Enseignement supérieur et conséquences de la loi LRU : la privatisation rampante est en route

Enseignement supérieur et conséquences de la loi LRU : la privatisation rampante est en route

Sans doute les universitaires n’avaient-ils pas pris toute la mesure de la loi LRU (loi relative aux libertés et responsabilités des universités). On ne peut pas leur en tenir rigueur, d’abord parce qu’elle avait été votée en quasi catimini, mais aussi parce que toute son expression dépendait des décrets d’application. Sans compter que personne, en aucune circonstance, ne leur avait demandé leur avis.

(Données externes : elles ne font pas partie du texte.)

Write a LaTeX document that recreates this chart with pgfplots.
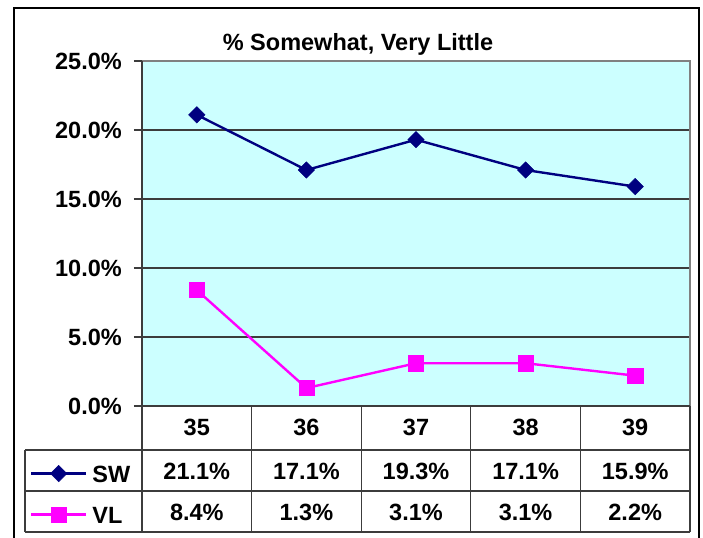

Aujourd’hui ces décrets sont publiés ou en passe de l’être. Et les conséquences en sont complexes et subtiles, au point qu’on pourrait se faire éblouir.

L’autonomie, un grand mot séducteur, revient à dire en fait que les universités deviennent des entreprises qui vont gérer leurs budgets et toute leur production sans avoir à en référer vraiment à quiconque. En même temps, on repasse le mistigri des transferts de charges, notamment immobilières, à un moment ou la carence de l’état a produit ce qu’on peut constater.

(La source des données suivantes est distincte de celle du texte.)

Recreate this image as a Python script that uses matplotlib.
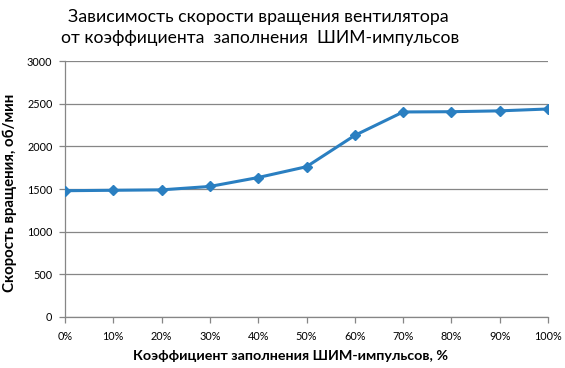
import matplotlib.pyplot as plt

# Data
duty = ['0%', '10%', '20%', '30%', '40%', '50%', '60%', '70%', '80%', '90%', '100%']
rpm = [1480, 1485, 1490, 1530, 1635, 1762, 2130, 2405, 2408, 2418, 2440]
y_ticks = [0, 500, 1000, 1500, 2000, 2500, 3000]

plt.rcParams['font.family'] = ['Lato', 'DejaVu Sans']

fig = plt.figure(figsize=(5.65, 3.68), dpi=100)
ax = fig.add_axes([0.115, 0.1394, 0.855, 0.694])

x = list(range(len(duty)))
ax.plot(x, rpm, color='#2a7fc1', lw=2.2, marker='D', ms=5.5, zorder=3)

ax.set_xlim(0, len(duty) - 1)
ax.set_ylim(0, 3000)
ax.set_yticks(y_ticks)
ax.set_xticks(x)
ax.set_xticklabels(duty)

grid_c = '#868686'
ax.grid(axis='y', color=grid_c, lw=0.9)
ax.set_axisbelow(True)
for s in ['top', 'right']:
    ax.spines[s].set_visible(False)
for s in ['left', 'bottom']:
    ax.spines[s].set_color(grid_c)
    ax.spines[s].set_linewidth(0.9)
ax.tick_params(axis='both', colors=grid_c, length=4, width=0.9, labelsize=7.8,
               labelcolor='black')
ax.tick_params(axis='x', pad=6)
ax.tick_params(axis='y', pad=5)

ax.set_xlabel('Коэффициент заполнения ШИМ-импульсов, %', fontsize=10.3,
              fontweight='bold')
ax.xaxis.set_label_coords(0.466, -0.13)
ax.set_ylabel('Скорость вращения, об/мин', fontsize=10.8, fontweight='bold')
ax.yaxis.set_label_coords(-0.1, 0.484)

fig.text(0.457, 0.955, 'Зависимость скорости вращения вентилятора',
         ha='center', va='center', fontsize=12.8)
fig.text(0.46, 0.897, 'от коэффициента  заполнения  ШИМ-импульсов',
         ha='center', va='center', fontsize=12.6)

fig.savefig('out.png', dpi=100)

L’état se débarrasse de la chose universitaire. Les universités ont un Président, élu par un Conseil d’Administration, comme dans beaucoup d’entreprises. Et ce Président aura énormément de pouvoir. Naturellement, il sera sous surveillance de son C.A.. Mais la composition des C.A., elle même, ouvre la porte à d’autres que des universitaires. Donc rien n’est certain, sauf qu’il aura beaucoup de pouvoirs.

Ces pouvoirs seront très vastes; ils concerneront toute l’infrastructure, tout le personnel, tout l’enseignement. On peut imaginer une université ne remplaçant pas les enseignants partant à la retraite et augmentant sensiblement les salaires des enseignants, quitte à compléter par une augmentation des droits universitaires. On peut imaginer une politique de sélection sur toutes sortes de critères. On peut imaginer des diplômes cessant d’êtrenationaux. Oh, pas tout de suite, bien sûr, mais c’est juridiquement faisable, quitte à faire sauter discrètement un ou deux petits verrous dans quelques années.

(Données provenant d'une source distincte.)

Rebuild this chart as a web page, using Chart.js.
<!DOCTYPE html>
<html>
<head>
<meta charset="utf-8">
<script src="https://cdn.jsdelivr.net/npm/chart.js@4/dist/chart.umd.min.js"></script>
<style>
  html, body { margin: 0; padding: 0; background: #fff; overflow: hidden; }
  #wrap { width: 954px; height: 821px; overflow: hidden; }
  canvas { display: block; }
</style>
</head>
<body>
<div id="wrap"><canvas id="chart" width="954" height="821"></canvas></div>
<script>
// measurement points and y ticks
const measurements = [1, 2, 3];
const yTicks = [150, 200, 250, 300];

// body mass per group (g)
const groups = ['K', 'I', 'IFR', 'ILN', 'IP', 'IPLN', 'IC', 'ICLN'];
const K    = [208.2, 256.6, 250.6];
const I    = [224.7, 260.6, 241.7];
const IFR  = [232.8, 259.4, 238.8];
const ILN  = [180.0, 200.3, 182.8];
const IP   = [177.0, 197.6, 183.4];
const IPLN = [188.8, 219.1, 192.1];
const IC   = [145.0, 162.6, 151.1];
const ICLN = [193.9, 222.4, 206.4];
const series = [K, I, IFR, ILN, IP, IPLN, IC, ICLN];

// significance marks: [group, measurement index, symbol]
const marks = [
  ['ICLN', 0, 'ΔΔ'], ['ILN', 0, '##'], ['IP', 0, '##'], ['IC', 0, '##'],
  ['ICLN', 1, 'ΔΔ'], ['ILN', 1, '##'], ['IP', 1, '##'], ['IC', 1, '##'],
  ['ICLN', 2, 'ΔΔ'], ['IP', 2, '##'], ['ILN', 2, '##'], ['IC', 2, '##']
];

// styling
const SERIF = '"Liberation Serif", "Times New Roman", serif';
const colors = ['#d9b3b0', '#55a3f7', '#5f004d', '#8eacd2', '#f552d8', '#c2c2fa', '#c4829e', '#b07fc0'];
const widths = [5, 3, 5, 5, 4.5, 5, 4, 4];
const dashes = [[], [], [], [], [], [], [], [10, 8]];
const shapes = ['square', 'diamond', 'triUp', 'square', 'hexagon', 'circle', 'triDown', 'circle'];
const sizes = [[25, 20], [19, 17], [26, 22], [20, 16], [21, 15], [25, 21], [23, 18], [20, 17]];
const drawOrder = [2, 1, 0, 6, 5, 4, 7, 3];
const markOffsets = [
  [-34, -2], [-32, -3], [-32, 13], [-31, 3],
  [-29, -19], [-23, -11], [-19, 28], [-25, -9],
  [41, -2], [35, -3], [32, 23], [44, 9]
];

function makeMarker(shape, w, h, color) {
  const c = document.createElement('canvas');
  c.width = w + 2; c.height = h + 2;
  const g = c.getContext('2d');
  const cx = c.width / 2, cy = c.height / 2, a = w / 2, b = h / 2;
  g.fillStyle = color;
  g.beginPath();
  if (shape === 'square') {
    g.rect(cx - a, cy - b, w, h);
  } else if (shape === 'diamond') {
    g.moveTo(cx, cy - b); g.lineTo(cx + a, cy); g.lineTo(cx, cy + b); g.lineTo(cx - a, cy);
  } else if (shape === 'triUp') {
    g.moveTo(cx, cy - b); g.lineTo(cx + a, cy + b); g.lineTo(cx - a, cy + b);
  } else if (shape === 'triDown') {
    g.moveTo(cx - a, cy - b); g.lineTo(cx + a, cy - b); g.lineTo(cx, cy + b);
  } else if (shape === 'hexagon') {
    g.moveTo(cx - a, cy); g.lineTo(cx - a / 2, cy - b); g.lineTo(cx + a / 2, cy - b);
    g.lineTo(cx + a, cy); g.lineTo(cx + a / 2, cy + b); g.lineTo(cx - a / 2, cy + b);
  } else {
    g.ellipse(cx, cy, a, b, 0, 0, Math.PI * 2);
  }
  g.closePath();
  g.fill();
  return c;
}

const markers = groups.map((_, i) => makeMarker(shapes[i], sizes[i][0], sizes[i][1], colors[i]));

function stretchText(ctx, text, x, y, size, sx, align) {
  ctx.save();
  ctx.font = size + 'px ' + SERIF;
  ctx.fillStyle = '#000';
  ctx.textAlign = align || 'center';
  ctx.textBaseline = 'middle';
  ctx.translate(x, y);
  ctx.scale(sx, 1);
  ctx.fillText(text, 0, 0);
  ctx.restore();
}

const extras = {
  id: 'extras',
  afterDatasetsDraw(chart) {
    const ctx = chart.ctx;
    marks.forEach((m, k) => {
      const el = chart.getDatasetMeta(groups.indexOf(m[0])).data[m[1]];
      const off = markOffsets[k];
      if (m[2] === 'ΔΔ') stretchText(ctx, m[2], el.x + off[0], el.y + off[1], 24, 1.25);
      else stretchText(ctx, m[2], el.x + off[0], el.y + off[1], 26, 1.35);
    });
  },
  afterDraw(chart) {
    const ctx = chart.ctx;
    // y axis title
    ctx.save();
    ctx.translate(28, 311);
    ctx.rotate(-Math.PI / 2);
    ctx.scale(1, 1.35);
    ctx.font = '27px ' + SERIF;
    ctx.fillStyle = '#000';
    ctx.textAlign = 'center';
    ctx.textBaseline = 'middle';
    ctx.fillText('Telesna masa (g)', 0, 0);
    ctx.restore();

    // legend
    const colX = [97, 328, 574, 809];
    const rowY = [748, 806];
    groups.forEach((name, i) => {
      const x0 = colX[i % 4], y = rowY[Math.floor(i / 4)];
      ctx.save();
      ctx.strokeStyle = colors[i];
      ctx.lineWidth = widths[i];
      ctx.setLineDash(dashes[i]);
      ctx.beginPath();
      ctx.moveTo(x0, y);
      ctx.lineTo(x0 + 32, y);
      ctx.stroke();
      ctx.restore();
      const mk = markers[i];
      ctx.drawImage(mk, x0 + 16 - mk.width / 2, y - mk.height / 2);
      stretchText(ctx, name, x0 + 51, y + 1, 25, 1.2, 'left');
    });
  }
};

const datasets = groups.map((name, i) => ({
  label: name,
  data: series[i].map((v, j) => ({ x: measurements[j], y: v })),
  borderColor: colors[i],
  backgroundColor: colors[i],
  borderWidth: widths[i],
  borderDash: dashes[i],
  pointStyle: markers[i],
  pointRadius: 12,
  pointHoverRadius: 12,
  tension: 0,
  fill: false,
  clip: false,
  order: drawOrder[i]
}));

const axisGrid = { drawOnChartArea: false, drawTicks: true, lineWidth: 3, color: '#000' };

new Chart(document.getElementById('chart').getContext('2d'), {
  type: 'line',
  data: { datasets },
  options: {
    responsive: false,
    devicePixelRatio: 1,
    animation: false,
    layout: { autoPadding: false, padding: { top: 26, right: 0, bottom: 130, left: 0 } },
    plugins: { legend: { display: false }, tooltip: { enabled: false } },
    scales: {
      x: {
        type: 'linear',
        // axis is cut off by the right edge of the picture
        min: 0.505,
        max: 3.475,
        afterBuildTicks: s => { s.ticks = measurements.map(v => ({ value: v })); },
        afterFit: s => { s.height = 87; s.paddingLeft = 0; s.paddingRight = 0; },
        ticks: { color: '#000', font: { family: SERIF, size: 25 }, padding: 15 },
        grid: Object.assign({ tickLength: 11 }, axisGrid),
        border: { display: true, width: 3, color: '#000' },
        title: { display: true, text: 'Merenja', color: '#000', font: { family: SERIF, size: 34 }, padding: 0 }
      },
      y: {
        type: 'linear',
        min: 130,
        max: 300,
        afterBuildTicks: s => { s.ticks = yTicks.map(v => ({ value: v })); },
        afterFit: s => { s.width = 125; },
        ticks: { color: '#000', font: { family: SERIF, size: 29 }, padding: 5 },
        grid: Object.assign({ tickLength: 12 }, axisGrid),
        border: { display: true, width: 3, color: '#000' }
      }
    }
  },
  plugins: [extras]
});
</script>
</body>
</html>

Cette loi vient compléter le dispositif L (licence) M (Master) D (Doctorat), assez largement répandu en Europe, et qui s’inspire un peu (mais pas complètement) du modèle américain. Elle est à mettre en relation avec la forte demande de la tutelle pour la création de Licences Professionnelles. En même temps, on supprime les IUFM, on appauvrit, voire on supprime les IUT.

En ajoutant à cela la possibilité que certains universitaires soient moins ou pas du tout chercheurs, on voit donc se mettre en place, brique par brique, un dispositif qui tend à marquer la séparation entre la licence et le reste. On imagine alors volontiers qu’on pourrait, à moindre coût (puisque les enseignants pourraient effectuer jusqu’à deux fois plus d’heures pour le même salaire), recevoir un grand nombre d’étudiants en premier cycle. On crée ainsi le super-lycée. Un peu comme les colleges américains, à la mode européenne. Il y a longtemps que nos gouvernants en rêvent !

Mais, de plus, en raison d’une politique inévitable d’évaluation, puisque les universités seront concurrentes, en raison de l’abandon probable de la notion de diplôme national, on s’achemine vers une hiérarchie des universités, des mauvaises aux meilleures. Les « meilleures » bénéficieront facilement de l’argent complémentaire ou totalitaire du secteur privé pour former les cadres dont l’industrie et le commerce ont besoin. Les mauvaises seront les universités régionales…

La privatisation rampante est en route.